• RECORDS TO PROCESS:
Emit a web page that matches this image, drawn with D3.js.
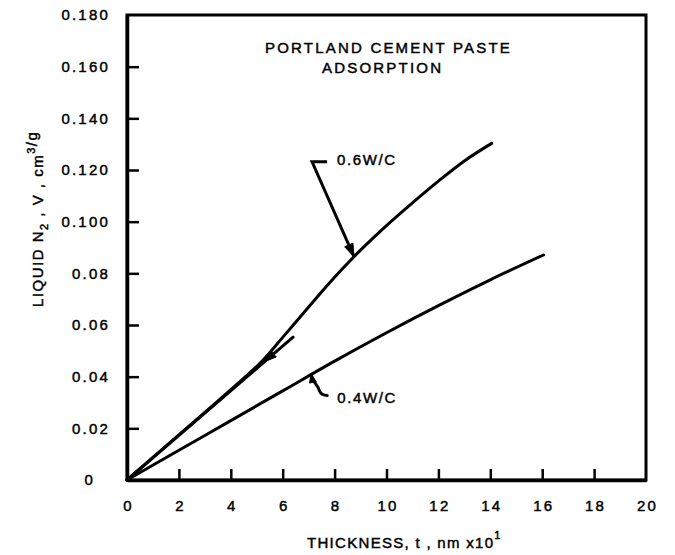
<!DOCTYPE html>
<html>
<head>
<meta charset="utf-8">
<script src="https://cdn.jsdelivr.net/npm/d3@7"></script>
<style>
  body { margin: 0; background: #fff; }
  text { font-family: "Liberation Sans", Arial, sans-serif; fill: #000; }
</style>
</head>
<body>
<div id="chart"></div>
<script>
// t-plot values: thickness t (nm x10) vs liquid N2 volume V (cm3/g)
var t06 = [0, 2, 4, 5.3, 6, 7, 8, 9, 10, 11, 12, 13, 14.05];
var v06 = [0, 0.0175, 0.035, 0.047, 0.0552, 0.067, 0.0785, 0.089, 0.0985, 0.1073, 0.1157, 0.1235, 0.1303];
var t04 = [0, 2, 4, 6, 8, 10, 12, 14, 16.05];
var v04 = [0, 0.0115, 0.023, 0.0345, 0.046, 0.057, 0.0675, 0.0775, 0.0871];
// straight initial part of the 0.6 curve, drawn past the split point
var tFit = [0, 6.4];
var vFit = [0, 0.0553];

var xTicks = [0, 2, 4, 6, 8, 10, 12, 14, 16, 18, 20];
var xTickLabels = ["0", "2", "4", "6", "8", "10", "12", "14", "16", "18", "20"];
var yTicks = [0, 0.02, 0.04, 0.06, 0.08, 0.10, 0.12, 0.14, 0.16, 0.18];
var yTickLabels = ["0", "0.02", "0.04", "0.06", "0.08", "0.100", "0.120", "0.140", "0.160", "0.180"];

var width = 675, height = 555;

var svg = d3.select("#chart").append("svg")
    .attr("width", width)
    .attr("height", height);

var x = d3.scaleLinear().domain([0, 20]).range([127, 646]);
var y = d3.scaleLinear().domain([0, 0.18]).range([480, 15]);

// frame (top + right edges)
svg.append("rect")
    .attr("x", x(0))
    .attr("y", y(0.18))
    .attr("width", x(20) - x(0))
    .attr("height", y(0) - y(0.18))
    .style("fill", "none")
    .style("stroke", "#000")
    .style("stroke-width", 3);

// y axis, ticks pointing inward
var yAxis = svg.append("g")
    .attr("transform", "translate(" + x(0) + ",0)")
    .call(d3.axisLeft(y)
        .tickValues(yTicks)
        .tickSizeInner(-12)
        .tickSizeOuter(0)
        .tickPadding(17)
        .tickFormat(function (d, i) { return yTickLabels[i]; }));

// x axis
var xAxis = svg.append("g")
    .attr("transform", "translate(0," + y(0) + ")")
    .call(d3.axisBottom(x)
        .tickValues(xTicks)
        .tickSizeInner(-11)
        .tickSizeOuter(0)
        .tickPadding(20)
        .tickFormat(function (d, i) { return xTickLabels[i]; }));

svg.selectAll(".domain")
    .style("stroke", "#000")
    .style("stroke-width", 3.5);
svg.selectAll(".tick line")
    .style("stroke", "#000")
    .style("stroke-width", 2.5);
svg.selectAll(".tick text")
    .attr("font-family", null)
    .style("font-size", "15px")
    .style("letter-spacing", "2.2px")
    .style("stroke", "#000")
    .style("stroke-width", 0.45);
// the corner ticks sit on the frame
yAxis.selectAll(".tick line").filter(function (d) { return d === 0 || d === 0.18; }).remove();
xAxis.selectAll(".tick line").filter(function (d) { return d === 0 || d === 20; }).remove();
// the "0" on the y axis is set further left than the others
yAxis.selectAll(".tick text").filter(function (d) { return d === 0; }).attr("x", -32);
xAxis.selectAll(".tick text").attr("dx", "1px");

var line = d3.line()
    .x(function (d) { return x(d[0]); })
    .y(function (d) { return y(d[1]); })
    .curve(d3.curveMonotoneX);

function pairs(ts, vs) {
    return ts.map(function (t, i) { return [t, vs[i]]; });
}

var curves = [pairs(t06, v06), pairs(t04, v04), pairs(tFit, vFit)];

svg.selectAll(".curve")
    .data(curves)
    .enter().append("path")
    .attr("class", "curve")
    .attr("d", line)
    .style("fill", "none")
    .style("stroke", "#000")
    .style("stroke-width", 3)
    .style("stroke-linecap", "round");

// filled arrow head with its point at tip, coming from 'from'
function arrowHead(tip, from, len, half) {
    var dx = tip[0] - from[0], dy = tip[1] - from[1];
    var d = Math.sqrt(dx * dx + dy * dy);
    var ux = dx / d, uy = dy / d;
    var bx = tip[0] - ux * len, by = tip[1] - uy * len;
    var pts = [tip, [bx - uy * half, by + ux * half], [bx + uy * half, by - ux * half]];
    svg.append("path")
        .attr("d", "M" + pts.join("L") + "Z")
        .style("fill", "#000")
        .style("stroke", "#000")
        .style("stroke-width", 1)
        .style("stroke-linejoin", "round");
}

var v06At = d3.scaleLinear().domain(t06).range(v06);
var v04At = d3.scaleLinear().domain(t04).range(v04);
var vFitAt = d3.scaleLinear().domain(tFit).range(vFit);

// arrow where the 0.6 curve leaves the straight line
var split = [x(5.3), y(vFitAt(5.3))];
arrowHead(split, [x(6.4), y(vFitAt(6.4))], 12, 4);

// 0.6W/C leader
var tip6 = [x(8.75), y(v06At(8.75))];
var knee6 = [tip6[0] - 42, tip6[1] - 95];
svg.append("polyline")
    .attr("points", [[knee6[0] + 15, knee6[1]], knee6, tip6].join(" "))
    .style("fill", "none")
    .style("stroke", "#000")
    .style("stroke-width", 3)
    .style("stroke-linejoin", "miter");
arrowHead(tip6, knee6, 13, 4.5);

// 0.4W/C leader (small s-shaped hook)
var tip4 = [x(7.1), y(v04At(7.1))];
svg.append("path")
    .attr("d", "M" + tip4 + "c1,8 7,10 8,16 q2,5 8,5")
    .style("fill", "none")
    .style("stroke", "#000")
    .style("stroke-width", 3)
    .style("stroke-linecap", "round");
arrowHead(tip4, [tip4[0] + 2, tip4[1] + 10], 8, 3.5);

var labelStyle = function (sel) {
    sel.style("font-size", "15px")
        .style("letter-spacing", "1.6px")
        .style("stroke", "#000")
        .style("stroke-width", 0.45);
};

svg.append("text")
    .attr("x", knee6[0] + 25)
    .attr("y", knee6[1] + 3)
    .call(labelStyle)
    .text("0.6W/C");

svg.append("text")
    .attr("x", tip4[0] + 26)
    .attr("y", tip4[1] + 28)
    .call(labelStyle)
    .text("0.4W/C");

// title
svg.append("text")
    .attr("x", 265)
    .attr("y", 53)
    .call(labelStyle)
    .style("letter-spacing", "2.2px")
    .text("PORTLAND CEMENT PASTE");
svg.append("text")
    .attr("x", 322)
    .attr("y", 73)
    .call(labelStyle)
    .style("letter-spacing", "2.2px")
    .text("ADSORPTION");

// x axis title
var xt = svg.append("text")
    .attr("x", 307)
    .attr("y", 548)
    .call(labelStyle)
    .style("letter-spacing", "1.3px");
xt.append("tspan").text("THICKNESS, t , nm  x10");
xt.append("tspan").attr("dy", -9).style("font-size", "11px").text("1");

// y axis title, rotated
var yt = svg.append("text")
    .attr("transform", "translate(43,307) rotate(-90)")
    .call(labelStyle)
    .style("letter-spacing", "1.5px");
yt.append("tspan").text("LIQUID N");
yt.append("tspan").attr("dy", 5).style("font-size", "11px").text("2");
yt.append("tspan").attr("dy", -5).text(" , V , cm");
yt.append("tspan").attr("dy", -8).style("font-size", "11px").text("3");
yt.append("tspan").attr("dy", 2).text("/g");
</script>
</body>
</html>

* * *

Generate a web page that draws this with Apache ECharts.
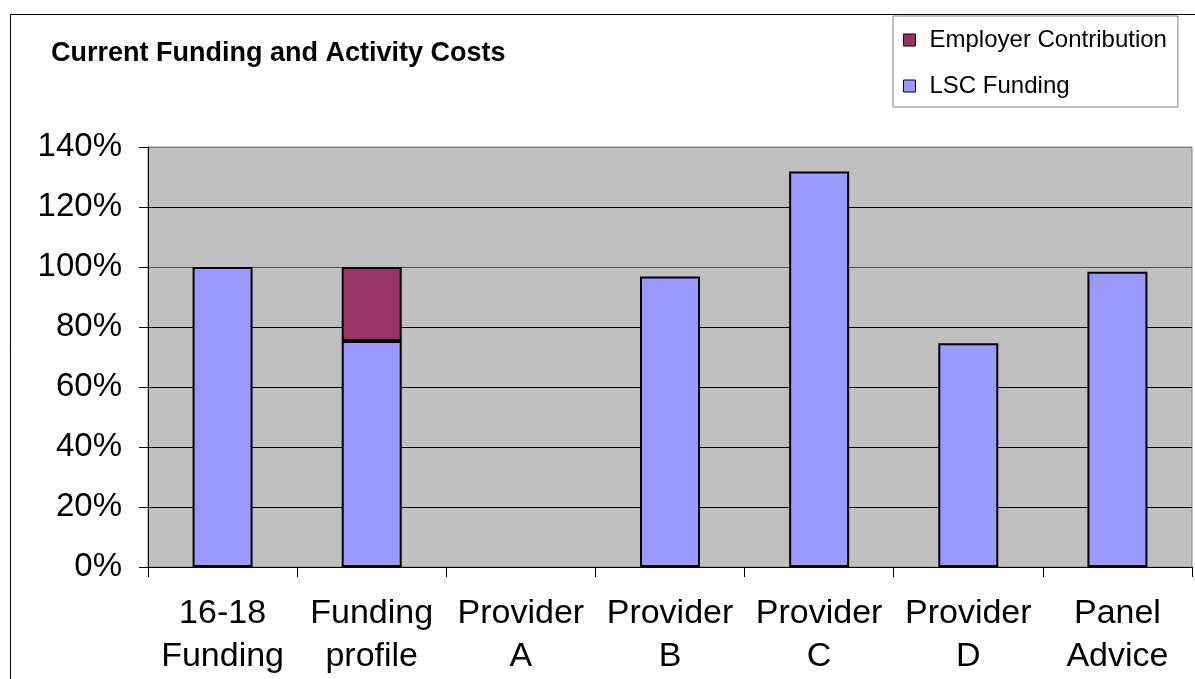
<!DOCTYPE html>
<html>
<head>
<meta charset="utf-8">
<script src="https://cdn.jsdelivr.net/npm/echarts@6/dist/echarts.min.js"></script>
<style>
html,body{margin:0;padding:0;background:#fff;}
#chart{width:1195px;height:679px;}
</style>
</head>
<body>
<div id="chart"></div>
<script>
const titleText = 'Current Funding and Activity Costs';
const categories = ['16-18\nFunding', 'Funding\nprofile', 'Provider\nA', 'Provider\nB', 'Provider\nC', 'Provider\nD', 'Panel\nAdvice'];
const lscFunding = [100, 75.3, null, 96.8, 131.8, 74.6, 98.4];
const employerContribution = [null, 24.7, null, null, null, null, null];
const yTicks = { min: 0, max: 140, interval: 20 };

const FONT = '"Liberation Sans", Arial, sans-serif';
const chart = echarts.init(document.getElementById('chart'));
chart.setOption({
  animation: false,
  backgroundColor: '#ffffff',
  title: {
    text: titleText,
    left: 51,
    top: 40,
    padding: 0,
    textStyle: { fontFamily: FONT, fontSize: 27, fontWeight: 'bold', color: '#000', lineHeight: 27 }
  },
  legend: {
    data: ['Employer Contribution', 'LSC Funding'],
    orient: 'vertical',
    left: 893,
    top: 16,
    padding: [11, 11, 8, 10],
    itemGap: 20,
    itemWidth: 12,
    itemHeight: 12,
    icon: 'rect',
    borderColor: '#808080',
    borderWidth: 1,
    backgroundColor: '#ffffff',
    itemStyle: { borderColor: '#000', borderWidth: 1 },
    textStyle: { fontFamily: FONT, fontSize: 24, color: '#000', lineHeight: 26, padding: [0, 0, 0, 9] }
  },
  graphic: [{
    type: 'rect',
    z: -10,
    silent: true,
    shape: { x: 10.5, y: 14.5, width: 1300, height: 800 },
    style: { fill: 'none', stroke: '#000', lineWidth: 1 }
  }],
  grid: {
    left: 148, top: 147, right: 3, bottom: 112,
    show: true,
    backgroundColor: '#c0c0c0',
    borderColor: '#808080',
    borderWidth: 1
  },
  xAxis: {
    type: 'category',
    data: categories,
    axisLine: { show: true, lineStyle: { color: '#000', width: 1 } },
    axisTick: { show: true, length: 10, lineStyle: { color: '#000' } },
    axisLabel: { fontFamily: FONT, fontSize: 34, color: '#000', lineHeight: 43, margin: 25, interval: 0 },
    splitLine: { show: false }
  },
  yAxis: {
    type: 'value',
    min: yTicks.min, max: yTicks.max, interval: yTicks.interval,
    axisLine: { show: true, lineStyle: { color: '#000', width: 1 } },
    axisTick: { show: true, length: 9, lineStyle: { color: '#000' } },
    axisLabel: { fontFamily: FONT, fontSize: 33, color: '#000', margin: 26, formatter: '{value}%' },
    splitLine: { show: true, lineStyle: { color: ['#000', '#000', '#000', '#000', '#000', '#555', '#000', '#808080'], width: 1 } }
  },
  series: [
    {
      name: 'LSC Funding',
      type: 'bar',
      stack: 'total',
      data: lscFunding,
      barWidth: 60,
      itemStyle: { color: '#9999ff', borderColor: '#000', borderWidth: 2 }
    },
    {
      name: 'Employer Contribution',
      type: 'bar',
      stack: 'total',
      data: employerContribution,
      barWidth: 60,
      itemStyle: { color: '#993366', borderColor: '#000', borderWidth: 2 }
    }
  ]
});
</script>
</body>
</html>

* * *

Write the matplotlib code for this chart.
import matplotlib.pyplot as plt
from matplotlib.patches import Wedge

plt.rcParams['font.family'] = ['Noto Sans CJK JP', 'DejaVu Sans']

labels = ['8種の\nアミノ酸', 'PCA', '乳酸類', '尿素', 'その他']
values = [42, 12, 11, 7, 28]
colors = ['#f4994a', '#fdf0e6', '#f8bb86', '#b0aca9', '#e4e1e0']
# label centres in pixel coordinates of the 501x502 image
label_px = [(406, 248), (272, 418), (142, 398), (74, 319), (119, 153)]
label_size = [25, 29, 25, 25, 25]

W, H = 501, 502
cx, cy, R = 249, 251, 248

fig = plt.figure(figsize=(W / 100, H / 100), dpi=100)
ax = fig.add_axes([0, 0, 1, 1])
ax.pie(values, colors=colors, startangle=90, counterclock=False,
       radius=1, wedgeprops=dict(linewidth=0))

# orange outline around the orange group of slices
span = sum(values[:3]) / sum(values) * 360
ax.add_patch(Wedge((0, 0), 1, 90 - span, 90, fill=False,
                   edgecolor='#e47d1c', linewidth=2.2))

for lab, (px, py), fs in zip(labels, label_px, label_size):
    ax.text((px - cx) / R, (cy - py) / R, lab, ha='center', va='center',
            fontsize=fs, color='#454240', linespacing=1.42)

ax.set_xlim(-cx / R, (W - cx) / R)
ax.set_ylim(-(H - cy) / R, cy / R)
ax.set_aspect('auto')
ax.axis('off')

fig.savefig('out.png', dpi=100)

• WHAT TO WORK ON: In the entries above, find lines with "that" and copy each.

• EXERCISE RESPONSE:
Emit a web page that matches this image, drawn with D3.js.
Generate a web page that draws this with Apache ECharts.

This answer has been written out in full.